Cards In Caps

It was simple. All you did was make sure your mom bought only York peanut butter in 1961. Several jars if she had extra money, which usually wasn’t the case in our family. Then you pried off the inside of the cap and presto, you’ve got yourself another hockey card to fit in your little album.

There were 42 cards in that 1961-62 set, and although I once had both the cards and album, I don’t anymore. There were just sometimes in life when you couldn’t keep an eye on mom and eventually, things got tossed. I’ve seen these sets at auctions from time to time, but I’ve let them slide. Sometimes you can’t always get what you want, and I’ve told myself that I don’t need these now. And I decided this without professional help.

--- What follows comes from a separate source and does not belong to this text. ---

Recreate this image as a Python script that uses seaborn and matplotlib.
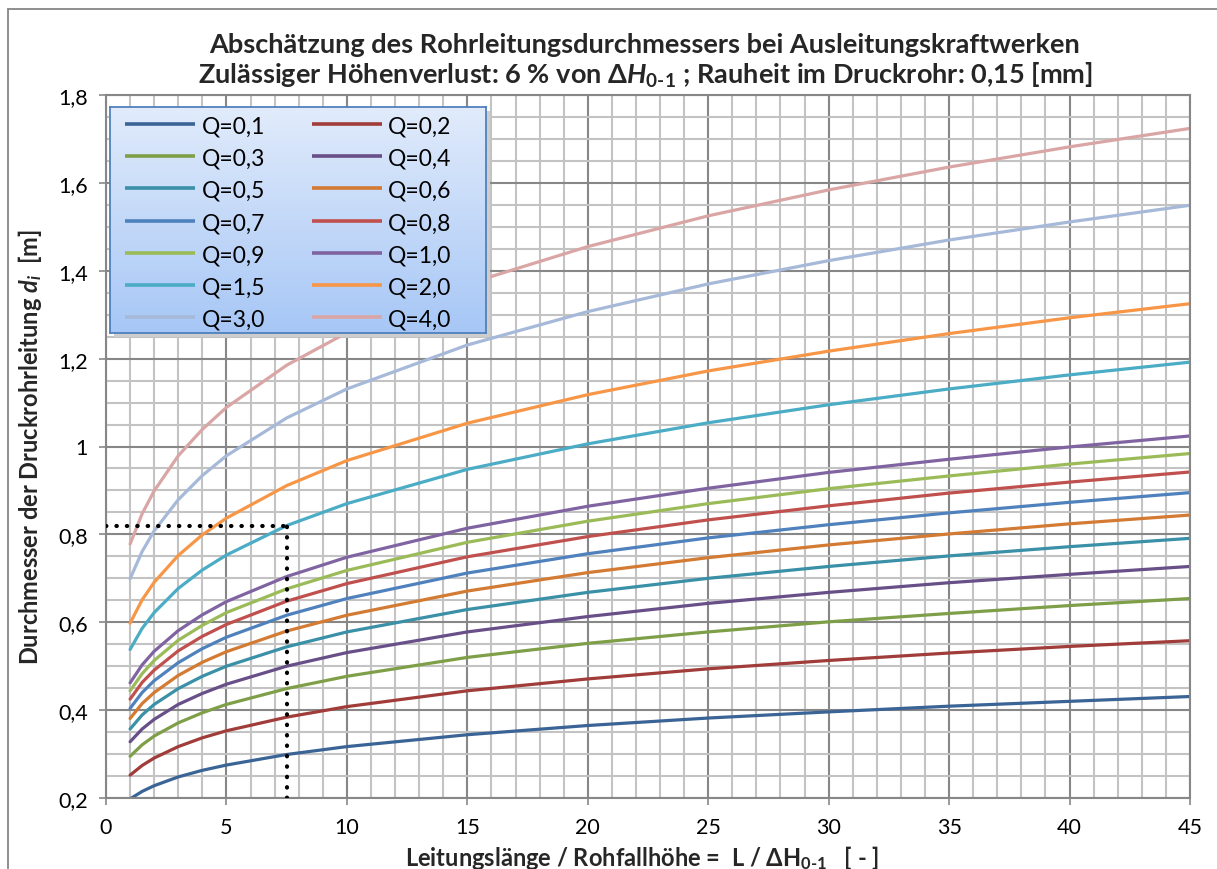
import numpy as np
import pandas as pd
import matplotlib
matplotlib.use("Agg")
import matplotlib.pyplot as plt
import seaborn as sns
from matplotlib.ticker import MultipleLocator, FuncFormatter
from matplotlib.lines import Line2D
from matplotlib.colors import LinearSegmentedColormap

sns.set_theme(style="white")
plt.rcParams["font.family"] = ["Lato", "DejaVu Sans"]
plt.rcParams["mathtext.fontset"] = "custom"
plt.rcParams["mathtext.rm"] = "Lato:bold"
plt.rcParams["mathtext.it"] = "Lato:italic:bold"
plt.rcParams["mathtext.bf"] = "Lato:bold"

# relative pipe length L / dH_0-1
L_ratio = [1, 1.5, 2, 3, 4, 5, 7.5, 10, 15, 20, 25, 30, 35, 40, 45]

# inner diameter d_i [m] per discharge Q [m3/s]
d_q01 = [0.198, 0.215, 0.228, 0.248, 0.263, 0.275, 0.299, 0.317, 0.344, 0.365, 0.382, 0.396, 0.409, 0.420, 0.431]
d_q02 = [0.252, 0.274, 0.291, 0.317, 0.337, 0.353, 0.384, 0.408, 0.444, 0.471, 0.494, 0.513, 0.530, 0.545, 0.558]
d_q03 = [0.295, 0.321, 0.341, 0.371, 0.394, 0.413, 0.449, 0.477, 0.520, 0.552, 0.578, 0.601, 0.620, 0.638, 0.654]
d_q04 = [0.328, 0.357, 0.379, 0.413, 0.438, 0.459, 0.500, 0.531, 0.578, 0.613, 0.643, 0.668, 0.690, 0.709, 0.727]
d_q05 = [0.357, 0.389, 0.413, 0.449, 0.477, 0.500, 0.544, 0.578, 0.629, 0.668, 0.700, 0.727, 0.751, 0.772, 0.791]
d_q06 = [0.381, 0.415, 0.440, 0.479, 0.509, 0.533, 0.580, 0.616, 0.671, 0.713, 0.747, 0.776, 0.801, 0.824, 0.844]
d_q07 = [0.404, 0.440, 0.467, 0.508, 0.540, 0.566, 0.616, 0.654, 0.712, 0.756, 0.792, 0.822, 0.849, 0.873, 0.895]
d_q08 = [0.425, 0.463, 0.491, 0.535, 0.568, 0.595, 0.648, 0.688, 0.749, 0.795, 0.833, 0.865, 0.894, 0.919, 0.942]
d_q09 = [0.444, 0.483, 0.513, 0.559, 0.593, 0.622, 0.676, 0.718, 0.782, 0.830, 0.870, 0.904, 0.933, 0.960, 0.984]
d_q10 = [0.462, 0.503, 0.534, 0.581, 0.617, 0.647, 0.704, 0.748, 0.814, 0.864, 0.905, 0.941, 0.971, 0.999, 1.024]
d_q15 = [0.538, 0.586, 0.622, 0.677, 0.719, 0.753, 0.820, 0.870, 0.948, 1.006, 1.054, 1.095, 1.131, 1.163, 1.192]
d_q20 = [0.598, 0.651, 0.691, 0.752, 0.799, 0.837, 0.911, 0.968, 1.053, 1.118, 1.172, 1.217, 1.257, 1.293, 1.325]
d_q30 = [0.699, 0.761, 0.808, 0.879, 0.934, 0.979, 1.065, 1.131, 1.231, 1.307, 1.370, 1.423, 1.470, 1.511, 1.549]
d_q40 = [0.778, 0.847, 0.899, 0.979, 1.039, 1.089, 1.185, 1.259, 1.370, 1.455, 1.525, 1.584, 1.636, 1.682, 1.724]

series_labels = ["Q=0,1", "Q=0,2", "Q=0,3", "Q=0,4", "Q=0,5", "Q=0,6", "Q=0,7",
                 "Q=0,8", "Q=0,9", "Q=1,0", "Q=1,5", "Q=2,0", "Q=3,0", "Q=4,0"]
series_values = [d_q01, d_q02, d_q03, d_q04, d_q05, d_q06, d_q07,
                 d_q08, d_q09, d_q10, d_q15, d_q20, d_q30, d_q40]
series_colors = ["#3A6495", "#A03C39", "#7E9F48", "#684F88", "#3A90A7", "#D37A33",
                 "#4F81BD", "#C0504D", "#9BBB59", "#8064A2", "#4BACC6", "#F79646",
                 "#A6B9D8", "#D9A6A5"]

# design example: Q = 1,5 at L/dH = 7,5 gives d_i = 0,82
example_x = 7.5
example_d = 0.82

x_ticks = [0, 5, 10, 15, 20, 25, 30, 35, 40, 45]
y_ticks = [0.2, 0.4, 0.6, 0.8, 1.0, 1.2, 1.4, 1.6, 1.8]

frames = []
for lab, vals in zip(series_labels, series_values):
    frames.append(pd.DataFrame({"L": L_ratio, "d": vals, "Q": lab}))
df = pd.concat(frames, ignore_index=True)

W, H = 1217, 870
fig = plt.figure(figsize=(W / 100, H / 100), dpi=100)
fig.patch.set_facecolor("white")

def fig_box(x0, y0, x1, y1):
    return [x0 / W, 1 - y1 / H, (x1 - x0) / W, (y1 - y0) / H]

ax = fig.add_axes(fig_box(106, 96, 1190, 799))

sns.lineplot(data=df, x="L", y="d", hue="Q", hue_order=series_labels,
             palette=dict(zip(series_labels, series_colors)),
             linewidth=2.3, legend=False, ax=ax, sort=False, estimator=None)

# dotted reading lines for the example
ax.plot([0, example_x], [example_d, example_d], color="black", lw=3,
        linestyle=(0, (0.1, 2.4)), dash_capstyle="round", zorder=5)
ax.plot([example_x, example_x], [0.2, example_d], color="black", lw=3,
        linestyle=(0, (0.1, 2.4)), dash_capstyle="round", zorder=5)

ax.set_xlim(0, 45)
ax.set_ylim(0.2, 1.8)
ax.set_xticks(x_ticks)
ax.set_yticks(y_ticks)
ax.xaxis.set_minor_locator(MultipleLocator(1))
ax.yaxis.set_minor_locator(MultipleLocator(0.05))
ax.yaxis.set_major_formatter(FuncFormatter(lambda v, p: f"{v:g}".replace(".", ",")))
ax.xaxis.set_major_formatter(FuncFormatter(lambda v, p: f"{v:g}"))
ax.set_axisbelow(True)
ax.grid(which="minor", color="#C3C3C3", linewidth=1.5)
ax.grid(which="major", color="#878787", linewidth=1.5)
for s in ax.spines.values():
    s.set_color("#878787")
    s.set_linewidth(1.5)
ax.tick_params(which="major", direction="out", length=5, width=1.2, color="#878787",
               labelsize=15.5, labelcolor="black", bottom=True, left=True)
ax.tick_params(axis="y", which="major", pad=8)
ax.tick_params(axis="x", which="major", pad=9)
ax.tick_params(which="minor", length=0)
ax.set_xlabel("")
ax.set_ylabel("")

# legend panel with vertical gradient and drop shadow
sax = fig.add_axes(fig_box(114, 112, 490, 338))
sax.set_facecolor("#CDCDCD")
sax.set_xticks([]); sax.set_yticks([])
for s in sax.spines.values():
    s.set_visible(False)

px0, py0, px1, py1 = 110, 108, 486, 334
gax = fig.add_axes(fig_box(px0, py0, px1, py1))
grad_cmap = LinearSegmentedColormap.from_list("panel", ["#A7C7F6", "#E1EBFB"])
gax.imshow(np.linspace(0, 1, 256).reshape(-1, 1)[::-1], aspect="auto", cmap=grad_cmap,
           extent=[px0, px1, py1, py0], origin="upper")
gax.set_xlim(px0, px1)
gax.set_ylim(py1, py0)
gax.set_xticks([]); gax.set_yticks([])
for s in gax.spines.values():
    s.set_color("#4F81BD")
    s.set_linewidth(1.3)

# legend entries: two columns, filled row by row
col_handle = [(125, 195), (312, 382)]
col_text = [202, 388]
for i, (lab, col) in enumerate(zip(series_labels, series_colors)):
    r, c = divmod(i, 2)
    yc = 125 + 32.2 * r
    gax.plot(col_handle[c], [yc, yc], color=col, lw=2.6, solid_capstyle="butt")
    gax.text(col_text[c], yc, lab, ha="left", va="center_baseline", fontsize=16.5,
             color="black")

# chart area border (top and left)
fig.add_artist(Line2D([8 / W, 8 / W], [0, 1 - 10 / H], transform=fig.transFigure,
                      color="#868686", lw=1.3))
fig.add_artist(Line2D([8 / W, 1], [1 - 10 / H, 1 - 10 / H], transform=fig.transFigure,
                      color="#868686", lw=1.3))

fig.text(645 / W, 1 - 45 / H,
         "Abschätzung des Rohrleitungsdurchmessers bei Ausleitungskraftwerken",
         ha="center", va="center", fontsize=19.5, fontweight="bold")
fig.text(645 / W, 1 - 75 / H,
         r"Zulässiger Höhenverlust: 6 % von $\mathit{ΔH}_{\mathit{0\text{-}1}}$ ; Rauheit im Druckrohr: 0,15 [mm]",
         ha="center", va="center", fontsize=19.5, fontweight="bold")
fig.text(30 / W, 1 - 447 / H,
         r"Durchmesser der Druckrohrleitung $\mathit{d}_{\mathit{i}}$  [m]",
         ha="center", va="center", rotation=90, fontsize=17, fontweight="bold")
fig.text(642 / W, 1 - 858 / H,
         r"Leitungslänge / Rohfallhöhe =  L / ΔH$_{\mathrm{0\text{-}1}}$   [ - ]",
         ha="center", va="center", fontsize=17, fontweight="bold")

fig.savefig("out.png", dpi=100, facecolor="white")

11 thoughts on “Cards In Caps”

  1. i remember those…… had totally forgotten… thanks for displaying plante. it was my favorite card, as was he……………… my mom throw out alllllllllll my cards. i had them store and stashed old work socks. i became old enough to gallivant around the world, just like you and without my duty full protection they could only last so many moves before moma jean took them to the dump with lots of other things i cherished and she considered junk.

  2. That’s how it worked, Hobo. We were off galavanting and our stuff was taking up space. So out it went. It’s very sad. Although I must say I always thought your mom Jean was quite hot.

  3. York peanut butter…

    Whatever happened to it?

    And what about Libby’s Deep-Browned Beans?

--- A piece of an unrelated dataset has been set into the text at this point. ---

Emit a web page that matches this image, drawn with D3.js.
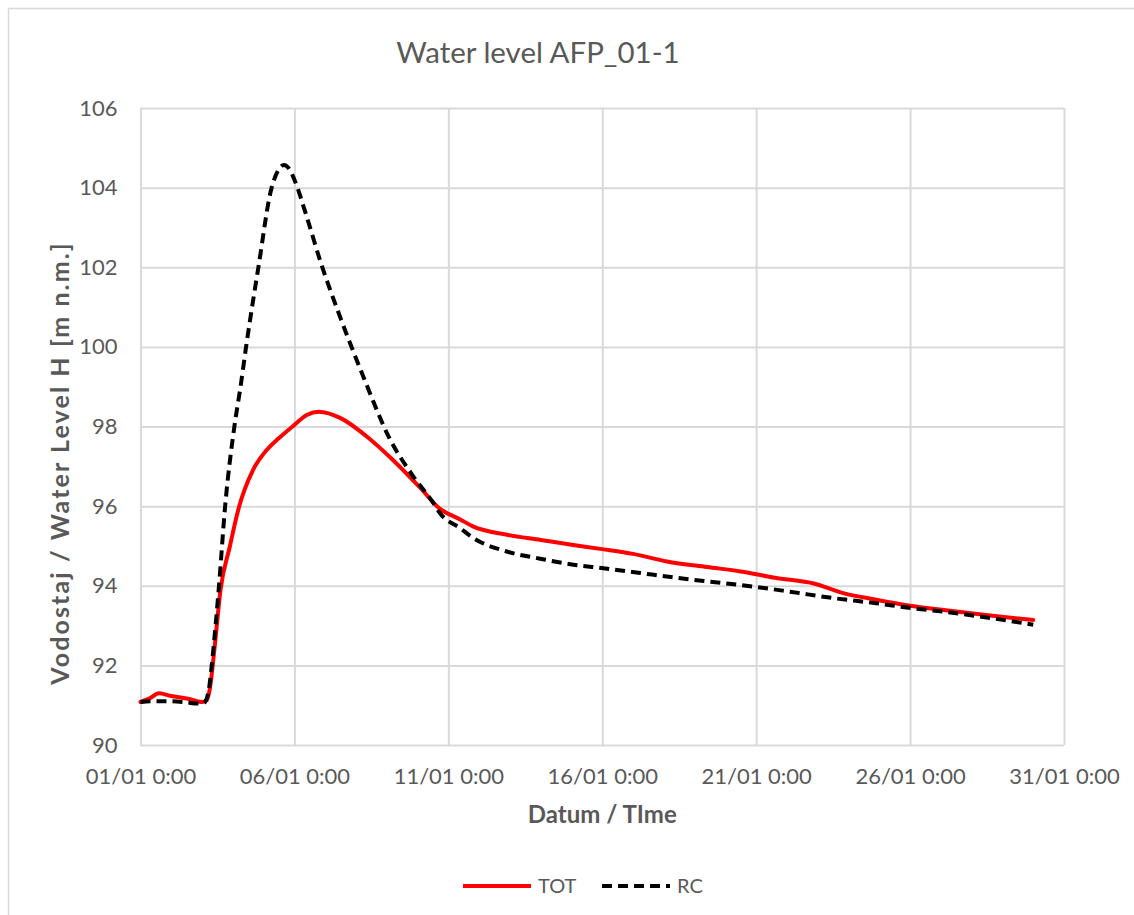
<!DOCTYPE html>
<html>
<head>
<meta charset="utf-8">
<script src="https://cdn.jsdelivr.net/npm/d3@7"></script>
<style>
  body { margin: 0; background: #fff; }
  text { font-family: Lato, "Open Sans", sans-serif; fill: #595959; }
</style>
</head>
<body>
<div id="chart-area"></div>
<script>
// values (x in days since 01/01 0:00)
var totDays   = [0, 0.3, 0.6, 1.0, 1.5, 2.0, 2.15, 2.25, 2.4, 2.6, 2.9, 3.2, 3.65, 4.1, 4.5, 5.0, 5.4, 5.8, 6.5, 7.35, 8.2, 9.1, 9.7, 10.4, 10.8, 11.9, 13.0, 14.0, 15.0, 16.0, 17.1, 18.4, 19.5, 20.6, 21.9, 22.8, 23.9, 25.0, 26.3, 27.6, 29.0];
var totLevels = [91.08, 91.17, 91.30, 91.23, 91.17, 91.08, 91.12, 91.4, 92.4, 93.9, 94.98, 95.98, 96.9, 97.41, 97.71, 98.04, 98.29, 98.37, 98.21, 97.75, 97.16, 96.45, 95.95, 95.66, 95.49, 95.28, 95.15, 95.03, 94.92, 94.8, 94.61, 94.47, 94.36, 94.2, 94.05, 93.82, 93.65, 93.5, 93.37, 93.25, 93.14];

var rcDays   = [0, 0.5, 1.0, 1.5, 1.85, 2.05, 2.2, 2.31, 2.45, 2.55, 2.75, 3.05, 3.25, 3.43, 3.83, 4.26, 4.45, 4.66, 4.85, 5.0, 5.4, 5.83, 6.48, 7.24, 8.11, 8.86, 9.51, 9.73, 10.38, 10.81, 11.9, 12.98, 14.06, 15.04, 16.23, 17.31, 18.4, 19.9, 21.1, 22.5, 23.9, 25.03, 26.3, 27.6, 29.0];
var rcLevels = [91.08, 91.1, 91.1, 91.07, 91.04, 91.05, 91.3, 91.97, 93.1, 94.0, 96.0, 98.0, 99.0, 100.0, 102.0, 104.0, 104.4, 104.57, 104.45, 104.2, 103.27, 102.18, 100.76, 99.25, 97.67, 96.75, 96.08, 95.82, 95.45, 95.2, 94.86, 94.68, 94.53, 94.44, 94.32, 94.21, 94.11, 93.98, 93.85, 93.69, 93.56, 93.44, 93.33, 93.19, 93.02];

var xTickDays   = [0, 5, 10, 15, 20, 25, 30];
var xTickLabels = ["01/01 0:00", "06/01 0:00", "11/01 0:00", "16/01 0:00", "21/01 0:00", "26/01 0:00", "31/01 0:00"];
var yTicks      = [90, 92, 94, 96, 98, 100, 102, 104, 106];

var seriesNames = ["TOT", "RC"];

var W = 1134, H = 915;
var plotL = 140.5, plotR = 1064, plotT = 108, plotB = 745;

var svg = d3.select("#chart-area")
	.append("svg")
		.attr("width", W)
		.attr("height", H);

// chart frame (runs off the page right and bottom)
svg.append("rect")
	.attr("x", 8.5).attr("y", 8.5)
	.attr("width", W).attr("height", H)
	.attr("fill", "#fff")
	.attr("stroke", "#d9d9d9")
	.attr("stroke-width", 1.5);

var x = d3.scaleLinear().domain([0, 30]).range([plotL, plotR]);
var y = d3.scaleLinear().domain([90, 106]).range([plotB, plotT]);

// grid
svg.append("g")
	.attr("transform", "translate(0," + plotB + ")")
	.call(d3.axisBottom(x).tickValues(xTickDays).tickSize(-(plotB - plotT)).tickFormat(""))
	.call(function(g){ g.select(".domain").remove(); })
	.selectAll("line").attr("stroke", "#d9d9d9").attr("stroke-width", 2);

svg.append("g")
	.attr("transform", "translate(" + plotL + ",0)")
	.call(d3.axisLeft(y).tickValues(yTicks).tickSize(-(plotR - plotL)).tickFormat(""))
	.call(function(g){ g.select(".domain").remove(); })
	.selectAll("line").attr("stroke", "#d9d9d9").attr("stroke-width", 2);

// tick labels
var xAxis = svg.append("g")
	.attr("transform", "translate(0," + plotB + ")")
	.call(d3.axisBottom(x).tickValues(xTickDays).tickSize(0).tickPadding(23)
		.tickFormat(function(d, i){ return xTickLabels[i]; }));
xAxis.select(".domain").remove();
xAxis.selectAll("text").attr("font-size", "22px").attr("font-family", "Lato").attr("fill", "#595959");

var yAxis = svg.append("g")
	.attr("transform", "translate(" + plotL + ",0)")
	.call(d3.axisLeft(y).tickValues(yTicks).tickSize(0).tickPadding(23));
yAxis.select(".domain").remove();
yAxis.selectAll("text").attr("font-size", "22px").attr("font-family", "Lato").attr("fill", "#595959");

// lines
var totData = totDays.map(function(d, i){ return [d, totLevels[i]]; });
var rcData  = rcDays.map(function(d, i){ return [d, rcLevels[i]]; });

var line = d3.line()
	.x(function(d){ return x(d[0]); })
	.y(function(d){ return y(d[1]); })
	.curve(d3.curveMonotoneX);

svg.append("path")
	.datum(totData)
	.attr("d", line)
	.attr("fill", "none")
	.attr("stroke", "#ff0000")
	.attr("stroke-width", 4)
	.attr("stroke-linejoin", "round")
	.attr("stroke-linecap", "round");

svg.append("path")
	.datum(rcData)
	.attr("d", line)
	.attr("fill", "none")
	.attr("stroke", "#000")
	.attr("stroke-width", 4)
	.attr("stroke-dasharray", "10,6");

// titles
svg.append("text")
	.attr("x", 538).attr("y", 63)
	.attr("text-anchor", "middle")
	.attr("font-size", "29.5px")
	.text("Water level AFP_01-1");

svg.append("text")
	.attr("x", (plotL + plotR) / 2).attr("y", 823)
	.attr("text-anchor", "middle")
	.attr("font-size", "24px")
	.attr("font-weight", "bold")
	.text("Datum / TIme");

svg.append("text")
	.attr("transform", "translate(69,463) rotate(-90)")
	.attr("text-anchor", "middle")
	.attr("font-size", "25px")
	.attr("letter-spacing", "2.1px")
	.attr("font-weight", "bold")
	.text("Vodostaj / Water Level H [m n.m.]");

// legend
var legend = svg.append("g");
var legendX = [463, 602];
seriesNames.forEach(function(name, i){
	legend.append("line")
		.attr("x1", legendX[i]).attr("x2", legendX[i] + 68)
		.attr("y1", 886).attr("y2", 886)
		.attr("stroke", i == 0 ? "#ff0000" : "#000")
		.attr("stroke-width", 4)
		.attr("stroke-dasharray", i == 0 ? null : "10,6");
	legend.append("text")
		.attr("x", legendX[i] + 75).attr("y", 893)
		.attr("font-size", "20px")
		.text(name);
});
</script>
</body>
</html>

    And Gini Bitter Lemon Tonic.

    I miss those things.

  4. By the way, those little cards that ended up in the garbage are now worth a pretty penny.

    It’s okay. I love my mom and always will

  5. Me too, Danno. I miss my mom so much. When I go back to Orillia, it’s very emotional because of her. I lost her in 1978 and miss her as much now as I did then. Maybe more. I hope to see her again some day. Anyone who still has their mom is very lucky.

  6. My dad and his brothers and my mom and her brothers all collected hockey cards as kids. Naturally they put them in bikes, tossed them against the wall, traded them for nothing, and lost them or tossed them out. It broke my heart to hear that. A fortune tossed away. These were good cards too. Some of the rookie cards they had…Pocket Rocket, Bobby Hull, Stan Mikita, etc…picture having THAT collection.

  7. Darth, I probably had all those cards you mention. I suppose I would’ve had most cards at one time or another from about late 1950’s to early 1960’s/ I loved my cards, and the gum too. We would take a brand new, crisp Pocket Rocket card for example, and play closest to the wall. Those sharp corners became rounded in no time, and they also got dirty. Sometimes I wonder when I see cards from then in really good shape. Didn’t the kid play closest to the wall? Did he buy them and then put them away in a shoebox for the rest of his life?

  8. Hi: My father has the whole set of the York peanutbutter hocky cards in the album. The album is in good shape as all the cards in it… how much is something like that worth?

  9. Hi Diana. I think upwards of $200 for the set. I wish I still had mine. I think it’s one of the neatest things.